▼

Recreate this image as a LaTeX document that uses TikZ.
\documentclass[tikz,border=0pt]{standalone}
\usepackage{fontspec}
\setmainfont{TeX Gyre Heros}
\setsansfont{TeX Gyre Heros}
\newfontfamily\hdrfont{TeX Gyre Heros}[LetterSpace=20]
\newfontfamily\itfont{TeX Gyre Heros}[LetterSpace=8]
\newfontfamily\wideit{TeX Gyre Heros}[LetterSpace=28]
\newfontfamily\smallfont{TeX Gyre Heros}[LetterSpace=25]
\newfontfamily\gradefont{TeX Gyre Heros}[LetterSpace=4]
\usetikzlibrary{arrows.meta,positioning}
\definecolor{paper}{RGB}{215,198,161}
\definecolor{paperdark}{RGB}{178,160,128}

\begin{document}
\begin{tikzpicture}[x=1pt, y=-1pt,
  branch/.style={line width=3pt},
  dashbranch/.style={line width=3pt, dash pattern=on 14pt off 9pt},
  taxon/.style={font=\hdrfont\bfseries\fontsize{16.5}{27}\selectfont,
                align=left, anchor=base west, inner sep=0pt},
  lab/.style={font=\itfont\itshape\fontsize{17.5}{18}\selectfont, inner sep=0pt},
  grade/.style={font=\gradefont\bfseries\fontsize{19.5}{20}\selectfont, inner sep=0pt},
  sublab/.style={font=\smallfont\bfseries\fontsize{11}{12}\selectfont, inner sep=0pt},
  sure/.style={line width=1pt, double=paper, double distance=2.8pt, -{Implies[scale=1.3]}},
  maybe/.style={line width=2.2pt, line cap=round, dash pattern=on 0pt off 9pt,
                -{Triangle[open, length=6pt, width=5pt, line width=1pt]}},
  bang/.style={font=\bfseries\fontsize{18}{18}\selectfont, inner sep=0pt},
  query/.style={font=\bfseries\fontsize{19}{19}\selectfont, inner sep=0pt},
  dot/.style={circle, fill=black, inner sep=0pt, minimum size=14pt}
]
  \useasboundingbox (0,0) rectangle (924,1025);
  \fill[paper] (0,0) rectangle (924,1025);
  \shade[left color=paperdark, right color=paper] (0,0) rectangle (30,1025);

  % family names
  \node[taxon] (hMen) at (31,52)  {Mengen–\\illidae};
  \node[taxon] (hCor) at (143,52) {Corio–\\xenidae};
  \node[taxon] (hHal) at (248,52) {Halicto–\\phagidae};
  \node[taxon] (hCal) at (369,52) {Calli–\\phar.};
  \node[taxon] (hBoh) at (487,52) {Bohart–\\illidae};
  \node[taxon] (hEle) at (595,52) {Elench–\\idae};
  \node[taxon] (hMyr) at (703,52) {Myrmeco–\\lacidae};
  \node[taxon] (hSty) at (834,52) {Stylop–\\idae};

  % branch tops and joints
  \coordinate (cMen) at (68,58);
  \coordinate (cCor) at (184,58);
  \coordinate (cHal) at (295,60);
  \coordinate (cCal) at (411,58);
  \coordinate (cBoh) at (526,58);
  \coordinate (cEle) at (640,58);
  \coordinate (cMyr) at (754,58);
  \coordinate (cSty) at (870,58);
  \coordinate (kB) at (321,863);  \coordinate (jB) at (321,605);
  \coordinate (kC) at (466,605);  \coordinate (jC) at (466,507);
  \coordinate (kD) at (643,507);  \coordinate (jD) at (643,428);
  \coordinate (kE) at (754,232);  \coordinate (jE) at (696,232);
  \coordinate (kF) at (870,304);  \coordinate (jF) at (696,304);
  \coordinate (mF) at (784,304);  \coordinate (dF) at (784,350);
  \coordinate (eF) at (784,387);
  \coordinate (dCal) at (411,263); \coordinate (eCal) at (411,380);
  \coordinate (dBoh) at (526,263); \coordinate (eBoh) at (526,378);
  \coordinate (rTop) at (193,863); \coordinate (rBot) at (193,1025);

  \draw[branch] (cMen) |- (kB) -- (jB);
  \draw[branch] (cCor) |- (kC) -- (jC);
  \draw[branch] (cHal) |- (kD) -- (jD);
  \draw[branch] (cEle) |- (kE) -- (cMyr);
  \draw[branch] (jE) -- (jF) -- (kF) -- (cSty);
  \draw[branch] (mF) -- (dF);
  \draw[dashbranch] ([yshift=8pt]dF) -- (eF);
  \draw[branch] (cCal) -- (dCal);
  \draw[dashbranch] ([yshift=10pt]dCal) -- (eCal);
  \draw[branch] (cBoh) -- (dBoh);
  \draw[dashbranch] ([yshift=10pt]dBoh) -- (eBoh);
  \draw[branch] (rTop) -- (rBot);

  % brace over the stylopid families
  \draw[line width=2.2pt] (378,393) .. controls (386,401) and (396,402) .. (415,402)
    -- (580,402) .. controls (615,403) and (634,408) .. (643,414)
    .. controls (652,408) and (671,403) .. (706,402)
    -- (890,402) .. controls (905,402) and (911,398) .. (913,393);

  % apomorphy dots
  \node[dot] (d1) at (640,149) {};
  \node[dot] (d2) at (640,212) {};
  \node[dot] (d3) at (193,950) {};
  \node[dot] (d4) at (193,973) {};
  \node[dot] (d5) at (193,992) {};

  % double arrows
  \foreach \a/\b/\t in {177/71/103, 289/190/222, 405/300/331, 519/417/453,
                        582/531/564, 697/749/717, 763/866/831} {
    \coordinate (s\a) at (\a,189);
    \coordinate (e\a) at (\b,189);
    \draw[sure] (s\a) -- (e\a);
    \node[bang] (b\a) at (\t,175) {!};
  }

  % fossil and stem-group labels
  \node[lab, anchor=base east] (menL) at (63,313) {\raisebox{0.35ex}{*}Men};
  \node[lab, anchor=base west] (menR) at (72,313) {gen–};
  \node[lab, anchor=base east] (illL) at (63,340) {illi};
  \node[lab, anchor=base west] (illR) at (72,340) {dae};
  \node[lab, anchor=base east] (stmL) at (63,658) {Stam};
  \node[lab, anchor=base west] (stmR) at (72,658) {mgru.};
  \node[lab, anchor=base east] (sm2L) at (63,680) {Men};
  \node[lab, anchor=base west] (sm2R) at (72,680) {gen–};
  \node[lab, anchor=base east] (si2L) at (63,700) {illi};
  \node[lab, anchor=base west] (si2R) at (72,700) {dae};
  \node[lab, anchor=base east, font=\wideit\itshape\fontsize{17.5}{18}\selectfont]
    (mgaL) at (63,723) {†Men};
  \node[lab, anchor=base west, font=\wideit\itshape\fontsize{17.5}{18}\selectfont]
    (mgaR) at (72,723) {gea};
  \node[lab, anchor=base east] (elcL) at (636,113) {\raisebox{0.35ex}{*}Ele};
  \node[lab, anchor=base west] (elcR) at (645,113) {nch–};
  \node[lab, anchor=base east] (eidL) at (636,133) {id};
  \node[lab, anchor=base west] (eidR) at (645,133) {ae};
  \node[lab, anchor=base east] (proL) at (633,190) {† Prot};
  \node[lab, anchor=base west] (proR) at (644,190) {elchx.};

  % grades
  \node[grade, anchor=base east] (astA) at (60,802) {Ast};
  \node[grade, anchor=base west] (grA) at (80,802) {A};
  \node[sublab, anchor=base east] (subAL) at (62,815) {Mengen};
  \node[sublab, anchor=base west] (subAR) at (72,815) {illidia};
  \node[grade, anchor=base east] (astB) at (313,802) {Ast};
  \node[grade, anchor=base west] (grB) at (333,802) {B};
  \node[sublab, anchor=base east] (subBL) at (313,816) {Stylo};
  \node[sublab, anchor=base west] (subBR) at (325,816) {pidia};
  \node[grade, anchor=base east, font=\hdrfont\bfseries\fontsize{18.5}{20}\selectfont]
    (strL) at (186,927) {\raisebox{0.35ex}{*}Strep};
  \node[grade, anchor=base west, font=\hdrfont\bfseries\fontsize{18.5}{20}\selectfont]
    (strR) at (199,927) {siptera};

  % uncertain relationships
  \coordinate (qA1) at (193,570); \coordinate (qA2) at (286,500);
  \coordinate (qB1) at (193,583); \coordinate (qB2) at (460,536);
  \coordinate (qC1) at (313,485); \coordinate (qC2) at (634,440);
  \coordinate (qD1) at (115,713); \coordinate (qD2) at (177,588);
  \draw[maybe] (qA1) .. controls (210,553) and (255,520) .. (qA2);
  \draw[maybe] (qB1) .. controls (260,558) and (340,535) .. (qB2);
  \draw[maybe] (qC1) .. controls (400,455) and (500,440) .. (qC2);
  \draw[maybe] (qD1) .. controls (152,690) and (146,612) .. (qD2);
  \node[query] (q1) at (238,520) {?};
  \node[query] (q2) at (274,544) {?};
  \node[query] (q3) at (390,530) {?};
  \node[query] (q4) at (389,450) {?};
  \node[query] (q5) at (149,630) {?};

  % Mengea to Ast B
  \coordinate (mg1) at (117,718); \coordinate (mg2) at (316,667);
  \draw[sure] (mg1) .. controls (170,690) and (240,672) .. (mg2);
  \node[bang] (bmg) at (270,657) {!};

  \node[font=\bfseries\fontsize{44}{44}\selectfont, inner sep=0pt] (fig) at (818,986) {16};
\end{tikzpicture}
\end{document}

▲

> [Given task]
Copy the lines from the start of the data verbatim, stopping after the line containing "(0,0) rectangle (30,1025);".

> [Response to the exercise]
Recreate this image as a LaTeX document that uses TikZ.
\documentclass[tikz,border=0pt]{standalone}
\usepackage{fontspec}
\setmainfont{TeX Gyre Heros}
\setsansfont{TeX Gyre Heros}
\newfontfamily\hdrfont{TeX Gyre Heros}[LetterSpace=20]
\newfontfamily\itfont{TeX Gyre Heros}[LetterSpace=8]
\newfontfamily\wideit{TeX Gyre Heros}[LetterSpace=28]
\newfontfamily\smallfont{TeX Gyre Heros}[LetterSpace=25]
\newfontfamily\gradefont{TeX Gyre Heros}[LetterSpace=4]
\usetikzlibrary{arrows.meta,positioning}
\definecolor{paper}{RGB}{215,198,161}
\definecolor{paperdark}{RGB}{178,160,128}

\begin{document}
\begin{tikzpicture}[x=1pt, y=-1pt,
  branch/.style={line width=3pt},
  dashbranch/.style={line width=3pt, dash pattern=on 14pt off 9pt},
  taxon/.style={font=\hdrfont\bfseries\fontsize{16.5}{27}\selectfont,
                align=left, anchor=base west, inner sep=0pt},
  lab/.style={font=\itfont\itshape\fontsize{17.5}{18}\selectfont, inner sep=0pt},
  grade/.style={font=\gradefont\bfseries\fontsize{19.5}{20}\selectfont, inner sep=0pt},
  sublab/.style={font=\smallfont\bfseries\fontsize{11}{12}\selectfont, inner sep=0pt},
  sure/.style={line width=1pt, double=paper, double distance=2.8pt, -{Implies[scale=1.3]}},
  maybe/.style={line width=2.2pt, line cap=round, dash pattern=on 0pt off 9pt,
                -{Triangle[open, length=6pt, width=5pt, line width=1pt]}},
  bang/.style={font=\bfseries\fontsize{18}{18}\selectfont, inner sep=0pt},
  query/.style={font=\bfseries\fontsize{19}{19}\selectfont, inner sep=0pt},
  dot/.style={circle, fill=black, inner sep=0pt, minimum size=14pt}
]
  \useasboundingbox (0,0) rectangle (924,1025);
  \fill[paper] (0,0) rectangle (924,1025);
  \shade[left color=paperdark, right color=paper] (0,0) rectangle (30,1025);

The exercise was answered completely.